The debates mainly focused on the admissibility of the case, strongly contested by the respondent States. They underlined the absence of exhaustion of remedies before national courts, usually required to refer the matter to the ECHR, and called into question the applicants’ status as victims in the face of the policies of States of which they are not nationals.

“We understand the seriousness of the fight against climate change,” declared the representative of the British government, Sudhanshu Swaroop, speaking on behalf of the incriminated states.

But “the applicants are all Portuguese, resident in Portugal, they come under the jurisdiction of Portugal. They do not come under the jurisdiction” of other States, which do not have the capacity to protect them from global warming, he said. -he argued.

“We can congratulate these young people for their commitment to this cause, which cannot be ignored,” said Ricardo Matos, representative of the Portuguese government.

“But in this case, they have not proven harm. Their arguments focus on the impacts of climate change, but do not prove that they are personal victims. Mere conjecture is not enough.”

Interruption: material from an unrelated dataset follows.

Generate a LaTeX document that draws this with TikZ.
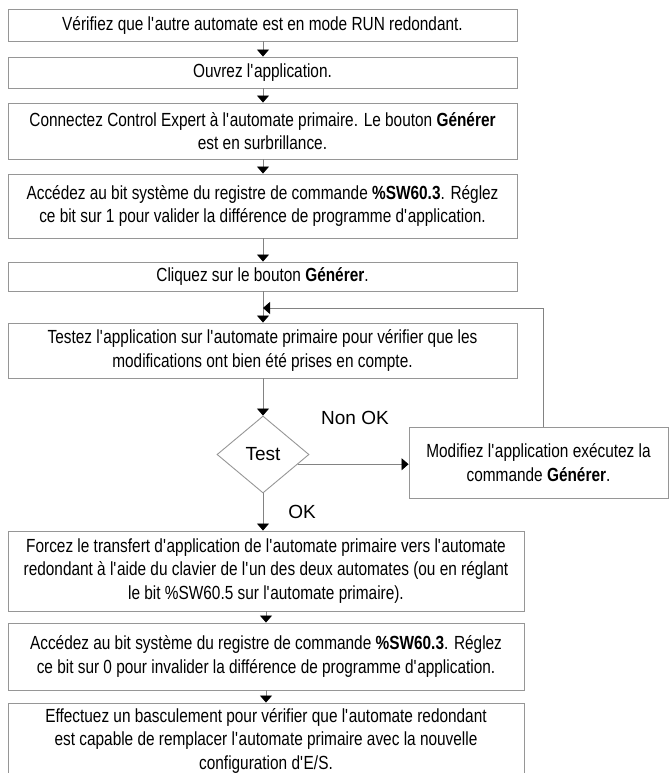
\documentclass[tikz,border=0pt]{standalone}
\usepackage{fontspec}
\setmainfont[FakeStretch=0.81]{Liberation Sans}
\newfontfamily\labfont{Liberation Sans}
\usetikzlibrary{shapes.geometric,arrows.meta,calc}
\definecolor{boxgray}{RGB}{150,150,150}
\definecolor{linegray}{RGB}{130,130,130}
\newcommand{\ap}{\textquotesingle}
\begin{document}
\begin{tikzpicture}[x=1pt,y=-1pt,
  txt/.style={font=\fontsize{19}{23.5}\selectfont, align=center, text=black},
  lab/.style={font=\labfont\fontsize{19}{23.5}\selectfont, align=center, text=black},
  stepbox/.style={txt, draw=boxgray, line width=0.9pt, inner sep=0pt},
  decide/.style={lab, draw=boxgray, line width=0.9pt, diamond, inner sep=0pt},
  arr/.style={draw=linegray, line width=0.8pt, -{Triangle[width=12pt,length=7pt,color=black]}}]
\useasboundingbox (0,0) rectangle (670,773);
\clip (0,0) rectangle (670,773);
\coordinate (m) at (263,0);
\coordinate (mb) at (266,0);
\coordinate (fb) at (543,0);
\coordinate (j) at (263,308);

\node[stepbox, minimum width=509pt, minimum height=32pt] (b1) at (262.5,25)
  {Vérifiez que l\ap autre automate est en mode RUN redondant.};
\node[stepbox, minimum width=509pt, minimum height=31pt] (b2) at (262.5,72.5)
  {Ouvrez l\ap application.};
\node[stepbox, minimum width=509pt, minimum height=56pt] (b3) at (262.5,131)
  {Connectez Control Expert à l\ap automate primaire. Le bouton \textbf{Générer}\\est en surbrillance.};
\node[stepbox, minimum width=509pt, minimum height=64pt] (b4) at (262.5,206)
  {Accédez au bit système du registre de commande \textbf{\%SW60.3}. Réglez\\ce bit sur 1 pour valider la différence de programme d\ap application.};
\node[stepbox, minimum width=509pt, minimum height=29pt] (b5) at (262.5,276.5)
  {Cliquez sur le bouton \textbf{Générer}.};
\node[stepbox, minimum width=509pt, minimum height=55pt] (b6) at (262.5,350.5)
  {Testez l\ap application sur l\ap automate primaire pour vérifier que les\\modifications ont bien été prises en compte.};
\node[decide, minimum width=92pt, minimum height=77pt] (d) at (263,454.5) {Test};
\node[stepbox, minimum width=259pt, minimum height=71pt] (mod) at (538.5,462.5)
  {Modifiez l\ap application exécutez la\\commande \textbf{Générer}.};
\node[stepbox, minimum width=516pt, minimum height=80pt] (b7) at (266,571)
  {Forcez le transfert d\ap application de l\ap automate primaire vers l\ap automate\\redondant à l\ap aide du clavier de l\ap un des deux automates (ou en réglant\\le bit \%SW60.5 sur l\ap automate primaire).};
\node[stepbox, minimum width=516pt, minimum height=67pt] (b8) at (266,656.5)
  {Accédez au bit système du registre de commande \textbf{\%SW60.3}. Réglez\\ce bit sur 0 pour invalider la différence de programme d\ap application.};
\node[stepbox, minimum width=516pt, minimum height=75pt] (b9) at (266,740.5)
  {Effectuez un basculement pour vérifier que l\ap automate redondant\\est capable de remplacer l\ap automate primaire avec la nouvelle\\configuration d\ap E/S.};

\node[lab] (nok) at (355,418) {Non OK};
\node[lab] (ok) at (302,512) {OK};

\draw[arr] (b1.south -| m) -- (b2.north -| m);
\draw[arr] (b2.south -| m) -- (b3.north -| m);
\draw[arr] (b3.south -| m) -- (b4.north -| m);
\draw[arr] (b4.south -| m) -- (b5.north -| m);
\draw[arr] (b5.south -| m) -- (b6.north -| m);
\draw[arr] (mod.north -| fb) |- (j);
\draw[arr] (b6.south -| m) -- (d.north);
\draw[arr] ($(d.east)!0.25!(d.south)$) -- (mod.west |- {$(d.east)!0.25!(d.south)$});
\draw[arr] (d.south) -- (b7.north -| d.south);
\draw[arr] (b7.south -| mb) -- (b8.north -| mb);
\draw[arr] (b8.south -| mb) -- (b9.north -| mb);
\end{tikzpicture}
\end{document}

The lawyers of the six Portuguese called on the Court not to “look away”.

Refusing to grant them protection “would mean saying that the problem is too big, too complicated and that human rights (…) are at the end of the line”, declared Alison Macdonald.

She stressed that a “ton of greenhouse gas emitted in France has the same effect as a ton coming from Portugal”, and that this country did not “have the capacity, on its own, to protect the applicants “.

She also described as “insufficient” the European Union’s strategy, and its national variations, to reduce greenhouse gas emissions by 55% by 2030, considering that it did not make it possible to respect the global warming target of 1.5 degrees set in the 2015 Paris Agreement.

At the end of the hearing, the president gave the parties two additional weeks to address written conclusions to the questions formulated by the judges. The decision is not expected to be made for several months.

-“Understanding the urgency”-

“States have sought to avoid scrutiny of their climate policies, focusing only on the admissibility criteria of the case,” lamented Gearóid O Cuinn, director of the Global Legal Action Network (Glan), the NGO which supports the six applicants.

“But no government has refuted the evidence we have put forward that their policies collectively lead to 3 degrees of warming or more,” he observed after the debates.